(Instructions to follow) Every line that holds "matplotlib" should be shown.

-=-=-=-=-

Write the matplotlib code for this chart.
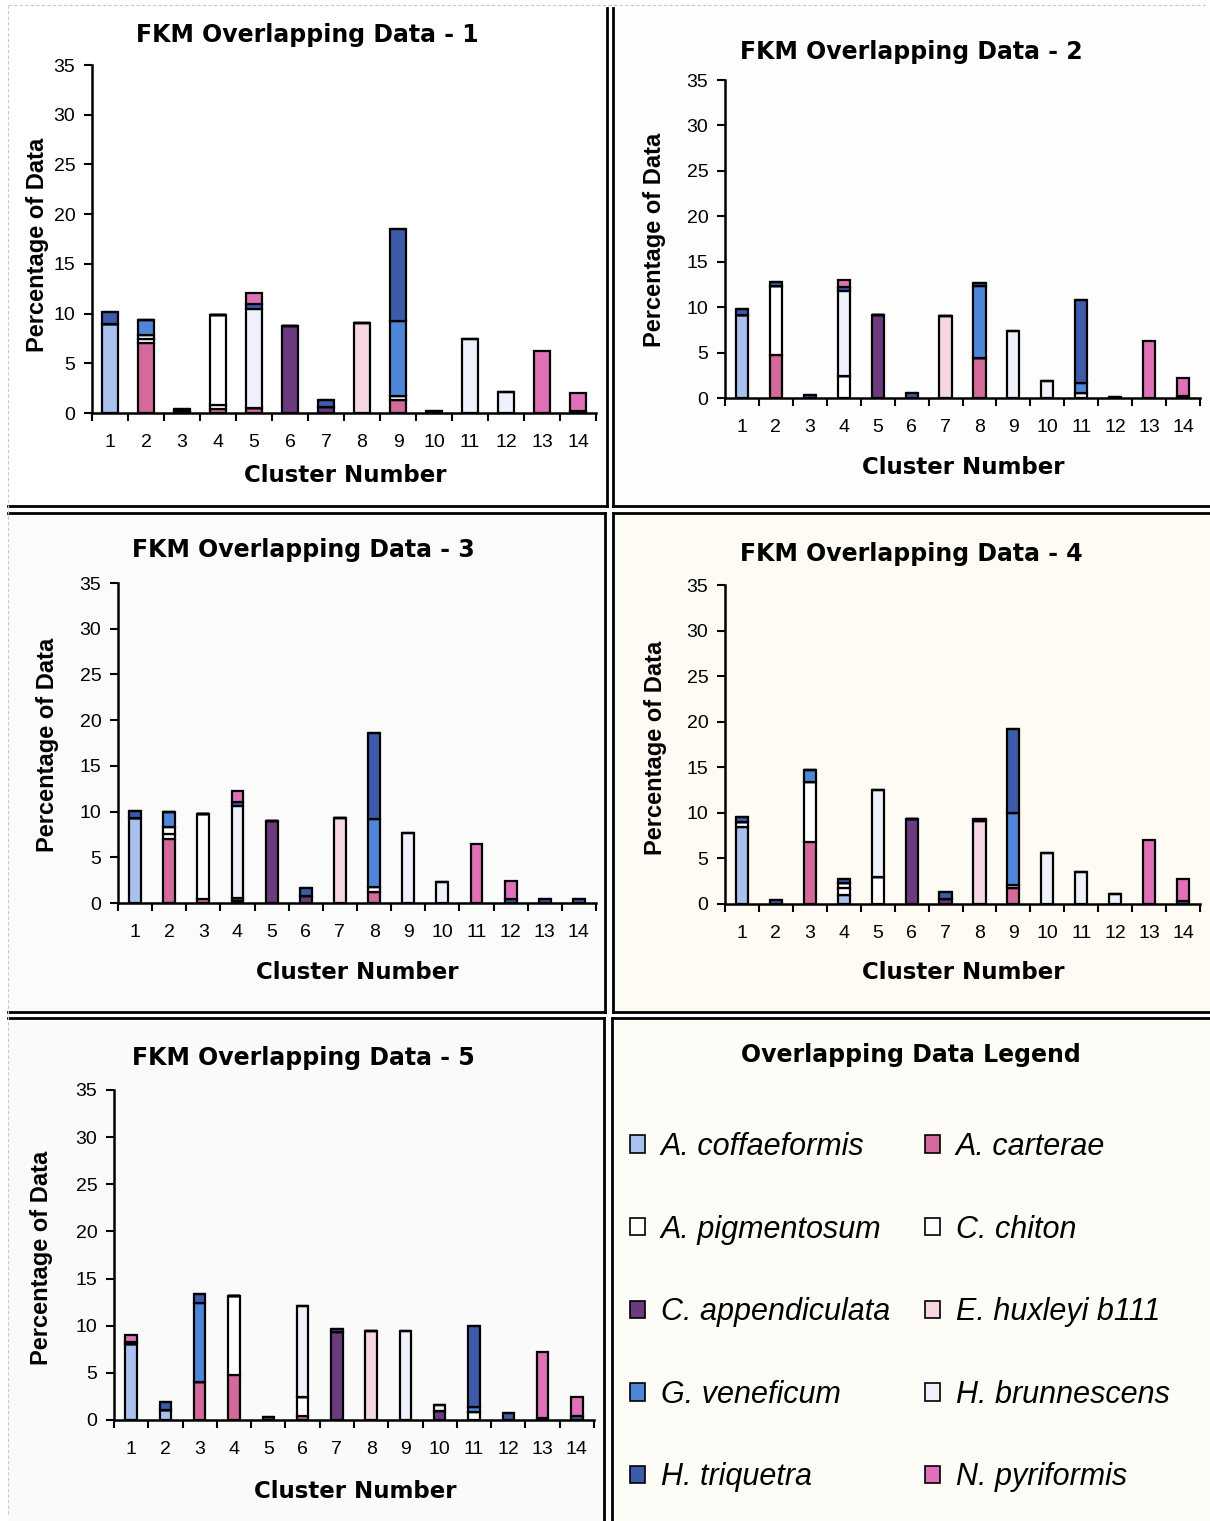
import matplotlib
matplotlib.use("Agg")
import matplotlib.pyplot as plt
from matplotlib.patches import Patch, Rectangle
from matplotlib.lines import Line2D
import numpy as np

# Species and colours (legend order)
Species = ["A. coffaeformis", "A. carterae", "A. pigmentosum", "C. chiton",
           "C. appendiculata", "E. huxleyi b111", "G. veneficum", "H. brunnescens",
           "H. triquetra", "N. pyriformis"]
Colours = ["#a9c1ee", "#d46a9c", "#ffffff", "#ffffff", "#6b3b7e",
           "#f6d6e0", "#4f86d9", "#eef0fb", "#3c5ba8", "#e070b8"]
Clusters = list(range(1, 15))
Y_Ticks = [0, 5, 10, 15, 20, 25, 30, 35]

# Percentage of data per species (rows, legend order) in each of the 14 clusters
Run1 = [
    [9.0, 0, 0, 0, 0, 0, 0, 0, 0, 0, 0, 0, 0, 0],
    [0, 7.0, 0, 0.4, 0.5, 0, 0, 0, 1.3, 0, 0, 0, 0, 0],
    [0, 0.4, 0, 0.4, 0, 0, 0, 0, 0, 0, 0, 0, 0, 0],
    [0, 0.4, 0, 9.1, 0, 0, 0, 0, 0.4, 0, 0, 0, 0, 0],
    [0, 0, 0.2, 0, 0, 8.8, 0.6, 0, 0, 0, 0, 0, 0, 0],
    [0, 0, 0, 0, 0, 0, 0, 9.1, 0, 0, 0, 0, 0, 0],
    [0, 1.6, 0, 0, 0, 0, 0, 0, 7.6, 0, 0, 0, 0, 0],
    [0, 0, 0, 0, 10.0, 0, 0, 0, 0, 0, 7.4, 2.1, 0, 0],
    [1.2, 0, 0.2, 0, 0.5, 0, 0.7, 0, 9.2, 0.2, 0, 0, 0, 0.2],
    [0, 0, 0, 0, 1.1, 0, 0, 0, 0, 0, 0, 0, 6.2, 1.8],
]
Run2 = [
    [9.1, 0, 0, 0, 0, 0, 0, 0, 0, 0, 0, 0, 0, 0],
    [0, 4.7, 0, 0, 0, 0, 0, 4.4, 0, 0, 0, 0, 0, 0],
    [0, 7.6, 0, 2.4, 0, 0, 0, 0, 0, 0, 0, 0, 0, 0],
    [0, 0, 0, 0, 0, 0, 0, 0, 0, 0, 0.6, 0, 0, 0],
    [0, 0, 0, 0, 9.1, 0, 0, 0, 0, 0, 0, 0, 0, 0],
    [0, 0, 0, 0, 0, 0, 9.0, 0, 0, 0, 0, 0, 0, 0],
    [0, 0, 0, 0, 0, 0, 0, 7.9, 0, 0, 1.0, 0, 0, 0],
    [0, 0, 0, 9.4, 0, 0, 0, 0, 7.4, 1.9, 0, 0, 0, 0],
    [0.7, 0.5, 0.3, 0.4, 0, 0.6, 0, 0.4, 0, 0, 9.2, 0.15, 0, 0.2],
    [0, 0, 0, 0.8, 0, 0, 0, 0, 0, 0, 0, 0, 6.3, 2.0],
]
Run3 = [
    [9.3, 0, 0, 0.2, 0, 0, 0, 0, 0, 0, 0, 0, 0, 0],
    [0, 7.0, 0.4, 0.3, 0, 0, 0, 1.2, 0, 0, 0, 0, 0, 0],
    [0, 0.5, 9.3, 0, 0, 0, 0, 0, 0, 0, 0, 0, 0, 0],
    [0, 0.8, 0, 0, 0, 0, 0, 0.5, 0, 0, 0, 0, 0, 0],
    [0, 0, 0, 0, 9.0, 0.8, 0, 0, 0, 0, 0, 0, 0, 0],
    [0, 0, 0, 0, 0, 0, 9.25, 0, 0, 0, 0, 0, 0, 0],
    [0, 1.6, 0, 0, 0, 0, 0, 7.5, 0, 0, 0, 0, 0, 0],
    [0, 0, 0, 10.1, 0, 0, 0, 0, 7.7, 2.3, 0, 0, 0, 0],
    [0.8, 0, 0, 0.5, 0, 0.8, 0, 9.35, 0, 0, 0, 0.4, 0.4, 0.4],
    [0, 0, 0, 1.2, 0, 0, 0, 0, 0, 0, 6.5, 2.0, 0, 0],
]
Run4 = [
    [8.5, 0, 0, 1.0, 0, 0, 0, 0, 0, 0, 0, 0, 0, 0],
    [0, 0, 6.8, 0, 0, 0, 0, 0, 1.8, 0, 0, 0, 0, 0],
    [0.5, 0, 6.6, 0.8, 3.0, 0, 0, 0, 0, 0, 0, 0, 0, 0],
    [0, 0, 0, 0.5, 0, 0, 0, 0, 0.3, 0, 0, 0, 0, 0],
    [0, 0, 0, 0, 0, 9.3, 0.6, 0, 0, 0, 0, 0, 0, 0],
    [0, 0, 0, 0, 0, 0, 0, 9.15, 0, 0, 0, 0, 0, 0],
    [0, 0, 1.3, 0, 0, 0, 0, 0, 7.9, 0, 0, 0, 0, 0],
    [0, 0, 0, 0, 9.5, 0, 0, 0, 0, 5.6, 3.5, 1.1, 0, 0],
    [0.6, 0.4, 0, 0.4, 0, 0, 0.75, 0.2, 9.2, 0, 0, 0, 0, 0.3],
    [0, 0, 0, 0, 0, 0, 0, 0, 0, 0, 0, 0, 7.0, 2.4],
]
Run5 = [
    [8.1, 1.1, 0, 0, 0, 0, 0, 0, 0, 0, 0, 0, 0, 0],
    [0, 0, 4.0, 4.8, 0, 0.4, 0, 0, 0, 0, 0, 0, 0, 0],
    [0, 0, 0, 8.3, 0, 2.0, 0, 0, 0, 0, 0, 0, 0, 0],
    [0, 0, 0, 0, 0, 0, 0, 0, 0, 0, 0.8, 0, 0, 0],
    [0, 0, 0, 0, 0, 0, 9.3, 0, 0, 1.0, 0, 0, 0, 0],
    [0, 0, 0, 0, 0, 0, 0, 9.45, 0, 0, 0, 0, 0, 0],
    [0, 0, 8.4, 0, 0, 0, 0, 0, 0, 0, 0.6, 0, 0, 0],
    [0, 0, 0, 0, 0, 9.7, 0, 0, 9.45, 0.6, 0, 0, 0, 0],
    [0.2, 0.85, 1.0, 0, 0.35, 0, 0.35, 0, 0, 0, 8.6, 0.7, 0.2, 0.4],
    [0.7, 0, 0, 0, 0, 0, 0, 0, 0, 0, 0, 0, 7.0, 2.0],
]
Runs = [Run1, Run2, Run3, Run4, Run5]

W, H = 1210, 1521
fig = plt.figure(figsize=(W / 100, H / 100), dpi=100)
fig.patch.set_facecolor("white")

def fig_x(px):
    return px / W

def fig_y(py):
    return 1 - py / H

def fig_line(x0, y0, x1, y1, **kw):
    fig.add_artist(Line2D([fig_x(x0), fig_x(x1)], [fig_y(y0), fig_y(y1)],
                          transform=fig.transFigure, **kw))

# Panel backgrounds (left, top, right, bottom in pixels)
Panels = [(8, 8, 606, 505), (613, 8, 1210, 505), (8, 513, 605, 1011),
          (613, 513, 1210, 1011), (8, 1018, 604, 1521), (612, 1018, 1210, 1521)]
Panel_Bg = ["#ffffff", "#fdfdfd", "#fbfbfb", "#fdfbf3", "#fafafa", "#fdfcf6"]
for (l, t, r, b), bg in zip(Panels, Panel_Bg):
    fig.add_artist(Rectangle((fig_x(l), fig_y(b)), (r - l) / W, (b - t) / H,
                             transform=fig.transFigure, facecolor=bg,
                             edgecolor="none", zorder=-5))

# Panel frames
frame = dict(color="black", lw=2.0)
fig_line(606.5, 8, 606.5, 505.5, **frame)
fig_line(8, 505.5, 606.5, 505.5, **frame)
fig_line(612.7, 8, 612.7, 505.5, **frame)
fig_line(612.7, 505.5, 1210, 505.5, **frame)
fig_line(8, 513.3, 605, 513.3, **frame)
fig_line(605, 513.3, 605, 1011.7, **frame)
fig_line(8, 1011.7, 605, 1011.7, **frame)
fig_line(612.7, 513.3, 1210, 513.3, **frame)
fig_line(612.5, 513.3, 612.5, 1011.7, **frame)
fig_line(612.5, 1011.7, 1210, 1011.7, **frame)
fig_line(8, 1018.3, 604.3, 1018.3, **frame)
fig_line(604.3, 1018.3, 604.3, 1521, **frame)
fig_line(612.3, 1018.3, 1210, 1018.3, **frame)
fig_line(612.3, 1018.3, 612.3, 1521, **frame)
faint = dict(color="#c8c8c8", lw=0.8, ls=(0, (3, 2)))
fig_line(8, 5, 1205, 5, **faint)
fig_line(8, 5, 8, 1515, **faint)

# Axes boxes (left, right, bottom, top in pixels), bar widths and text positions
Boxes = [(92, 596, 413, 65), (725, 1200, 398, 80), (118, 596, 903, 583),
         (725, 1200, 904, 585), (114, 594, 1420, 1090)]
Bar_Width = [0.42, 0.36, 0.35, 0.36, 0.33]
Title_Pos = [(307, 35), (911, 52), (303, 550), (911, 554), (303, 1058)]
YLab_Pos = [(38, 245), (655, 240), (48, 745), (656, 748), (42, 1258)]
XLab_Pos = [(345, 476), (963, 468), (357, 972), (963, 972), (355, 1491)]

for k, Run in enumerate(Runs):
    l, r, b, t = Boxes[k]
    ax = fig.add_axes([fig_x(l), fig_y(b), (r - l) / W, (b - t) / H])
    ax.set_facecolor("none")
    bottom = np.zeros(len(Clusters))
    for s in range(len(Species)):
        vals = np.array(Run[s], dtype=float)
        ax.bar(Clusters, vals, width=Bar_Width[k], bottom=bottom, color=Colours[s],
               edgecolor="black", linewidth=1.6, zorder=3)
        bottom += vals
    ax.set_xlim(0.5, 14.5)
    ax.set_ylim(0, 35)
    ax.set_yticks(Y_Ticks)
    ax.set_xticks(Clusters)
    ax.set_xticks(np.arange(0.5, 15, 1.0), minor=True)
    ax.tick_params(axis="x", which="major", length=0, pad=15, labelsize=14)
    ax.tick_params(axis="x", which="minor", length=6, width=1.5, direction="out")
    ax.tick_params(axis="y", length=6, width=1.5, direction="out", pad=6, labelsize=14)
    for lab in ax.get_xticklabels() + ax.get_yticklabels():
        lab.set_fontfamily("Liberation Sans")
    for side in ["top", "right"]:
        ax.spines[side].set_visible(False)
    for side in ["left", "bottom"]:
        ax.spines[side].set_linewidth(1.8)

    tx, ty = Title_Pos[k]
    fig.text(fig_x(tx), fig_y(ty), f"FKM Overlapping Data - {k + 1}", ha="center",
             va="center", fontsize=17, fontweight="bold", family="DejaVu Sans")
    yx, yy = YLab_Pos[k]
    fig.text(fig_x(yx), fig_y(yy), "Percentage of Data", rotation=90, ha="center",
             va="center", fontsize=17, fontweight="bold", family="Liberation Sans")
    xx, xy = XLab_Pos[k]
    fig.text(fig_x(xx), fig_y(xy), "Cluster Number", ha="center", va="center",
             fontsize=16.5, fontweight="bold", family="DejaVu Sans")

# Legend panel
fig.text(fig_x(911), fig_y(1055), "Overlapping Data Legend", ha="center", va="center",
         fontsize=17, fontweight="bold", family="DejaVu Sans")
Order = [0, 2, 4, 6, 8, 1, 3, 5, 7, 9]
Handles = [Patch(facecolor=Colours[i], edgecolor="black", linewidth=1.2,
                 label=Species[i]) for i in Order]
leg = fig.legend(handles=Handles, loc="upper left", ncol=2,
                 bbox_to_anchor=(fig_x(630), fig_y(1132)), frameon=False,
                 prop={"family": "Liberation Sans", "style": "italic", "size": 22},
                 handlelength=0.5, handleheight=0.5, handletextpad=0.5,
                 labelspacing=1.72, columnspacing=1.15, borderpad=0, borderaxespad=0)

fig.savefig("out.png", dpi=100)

-=-=-=-=-

(Answer to the exercise)
Write the matplotlib code for this chart.
import matplotlib
matplotlib.use("Agg")
import matplotlib.pyplot as plt
from matplotlib.patches import Patch, Rectangle
from matplotlib.lines import Line2D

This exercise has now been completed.